Remember me

# ## Stanford ML 4: Logistic Regression and Classification

Thu, 31 May 2012 05:38:17 GMT

The initial lectures in Stanford CS229a were concerned with regression problems where the predicted value was a continuous number. Another class of problems is concerned with discrete problems, where values are divided into groups (e.g. on or off; red, green, or blue). This builds on all the material from the previous linear regression lectures.
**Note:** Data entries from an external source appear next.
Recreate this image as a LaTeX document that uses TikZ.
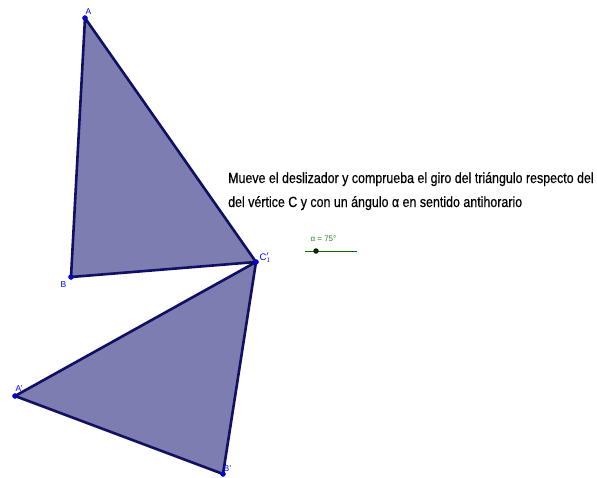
\documentclass[tikz,border=0pt]{standalone}
\usepackage{fontspec}
\setmainfont{Liberation Sans}
\newfontfamily\msgfont[FakeStretch=0.84,FakeBold=0.4]{Liberation Sans}
\usetikzlibrary{positioning}
\definecolor{trifill}{RGB}{125,125,178}
\definecolor{triedge}{RGB}{15,15,100}
\definecolor{ptblue}{RGB}{0,0,255}
\definecolor{slidergreen}{RGB}{0,110,0}

\begin{document}
\begin{tikzpicture}[x=1pt, y=-1pt,
    tri/.style={draw=triedge, fill=trifill, line width=2.6pt, line join=round},
    pt/.style={circle, fill=ptblue, draw=triedge, inner sep=0pt, minimum size=5pt},
    lbl/.style={font=\fontsize{8.5}{9}\selectfont, text=ptblue, inner sep=0.5pt},
    msg/.style={font=\msgfont\fontsize{14.8}{16}\selectfont, anchor=base west, inner sep=0pt}]
  \useasboundingbox (0,0) rectangle (597,477);
  % original triangle and its image
  \coordinate (A) at (85,18);
  \coordinate (B) at (71,277);
  \coordinate (C) at (256,262);
  \coordinate (A1) at (15,396);
  \coordinate (B1) at (223,474);
  \draw[tri] (A) -- (B) -- (C) -- cycle;
  \draw[tri] (A1) -- (B1) -- (C) -- cycle;
  % points
  \node[pt] (pA) at (A) {};
  \node[pt] (pB) at (B) {};
  \node[pt] (pC) at (C) {};
  \node[pt] (pA1) at (A1) {};
  \node[pt] (pB1) at (B1) {};
  \node[lbl, above right=1pt and -2pt of pA] {A};
  \node[lbl, below left=2pt and 2pt of pB] {B};
  \node[lbl, font=\fontsize{9.5}{10}\selectfont, above right=-3pt and 1pt of pC] {C$'_1$};
  \node[lbl, anchor=south west] at (15,392) {A'};
  \node[lbl, anchor=west] at (223,469) {B'};
  % texto
  \node[msg] (l1) at (228,183) {Mueve el deslizador y comprueba el giro del triángulo respecto del};
  \node[msg] (l2) at (228,207) {del vértice C y con un ángulo α en sentido antihorario};
  % deslizador
  \coordinate (s0) at (305,251);
  \coordinate (s1) at (357,251);
  \draw[slidergreen, line width=0.7pt] (s0) -- (s1);
  \node[circle, fill=black!65!slidergreen, inner sep=0pt, minimum size=5.5pt] (knob) at (316,251) {};
  \node[font=\fontsize{8}{9}\selectfont, text=slidergreen!85!white, anchor=west] (alpha) at (307,239) {α = 75°};
\end{tikzpicture}
\end{document}
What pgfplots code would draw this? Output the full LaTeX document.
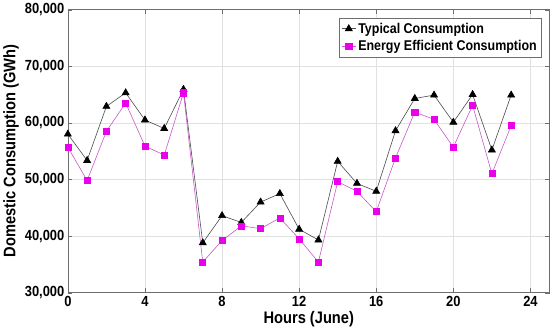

The first classification model introduced in known as logistic regression (even though it is not technically a regression model since it is used for classification), which is a generialized linear model (GLM) used for binomial regression (two possible values, such as TRUE/FALSE, YES/NO). Logistic regression is covered in ESL 4.4 and PRML 4.3.2. It's also covered in Chapter 5 of my favorite regression book. "Data Analysis Using Regression and Multilevel/Hierarchical Models".

### Logistic Regression

Logistic regression is covered in CS229 notes 1, although that goes into far more detail (especially on GLM's) than in CS229a. For classification, we need our function to be constrained to several discrete values. In the case when we have two groups (e.g. true/false, on/off) then we want to constrain our hypothesis to two values: $0 \le h(\theta) \le 1$

This is expressed through the sigmoid (or logistic) function. $h_{\theta}(x) = \frac{1}{1 + e^{-\theta^Tx}}$

This looks like an "S" shape, moving between 0 and 1. Here we are expression our belief in the hypothesis as a probability, where we might choose a threshold (e.g. the hypothesis = 1 if it is greater than 0.5).

I'm going to use the South Africa Heart Data from ESL. The SA Heart data is used in several places in ESL:

A retrospective sample of males in a heart-disease high-risk region of the Western Cape, South Africa. There are roughly two controls per case of CHD. Many of the CHD positive men have undergone blood pressure reduction treatment and other programs to reduce their risk factors after their CHD event. In some cases the measurements were made after these treatments. These data are taken from a larger dataset, described in Rousseauw et al, 1983, South African Medical Journal.

As discussed in the past, assuming your dataset isn't too large, a scatterplot matrix is a really useful way to quickly look at data: This reproduces Figure 4.12 from ESL.

### Cost function and Gradient Descent

Gradient Descent works in much the same way with logistic regression as with linear regression. First, we can define the cost function in the same way as before, except that now our hypothesis is different (is a function of the sigmoid function): $J(\theta) = \frac{1}{m} \sum_{i=1}^m Cost(h_{\theta}(x^{(i)}), y^{(i)})$ $= -\frac{1}{m} [\sum_{i=1}^m y^{(i)} \log h_{\theta}(x^{(i)}) + (1 - y^{(i)}) \log (1 - h_{\theta}(x^{(i)})]$

As before, it is considerably easier to scale the features before applying gradient descent.

### Multiple classes

Classification can also be applied in the case of multiple classes (or groups). One extension of logistic regression is known as multinomial logistic regression. The most famous dataset for this kind of analysis is Fisher's iris dataset (which is already in the R's datasets base package), from his "The use of multiple measurements in taxonomic problems." (1936). From R's help file on the data (help(iris)):

This famous (Fisher's or Anderson's) iris data set gives the measurements in centimeters of the variables sepal length and width and petal length and width, respectively, for 50 flowers from each of 3 species of iris. The species are Iris setosa, versicolor, and virginica. Here I show how to apply Linear Discriminant Analysis and Multinomial Logistic Regression to this three-class problem.

Typically we would assess the performance of these models by dividing the data into training and test samples, and possibly choosing the parameters through cross-validation. I expect to touch on these issues in later posts as I continue this series on Stanford's open machine learning class.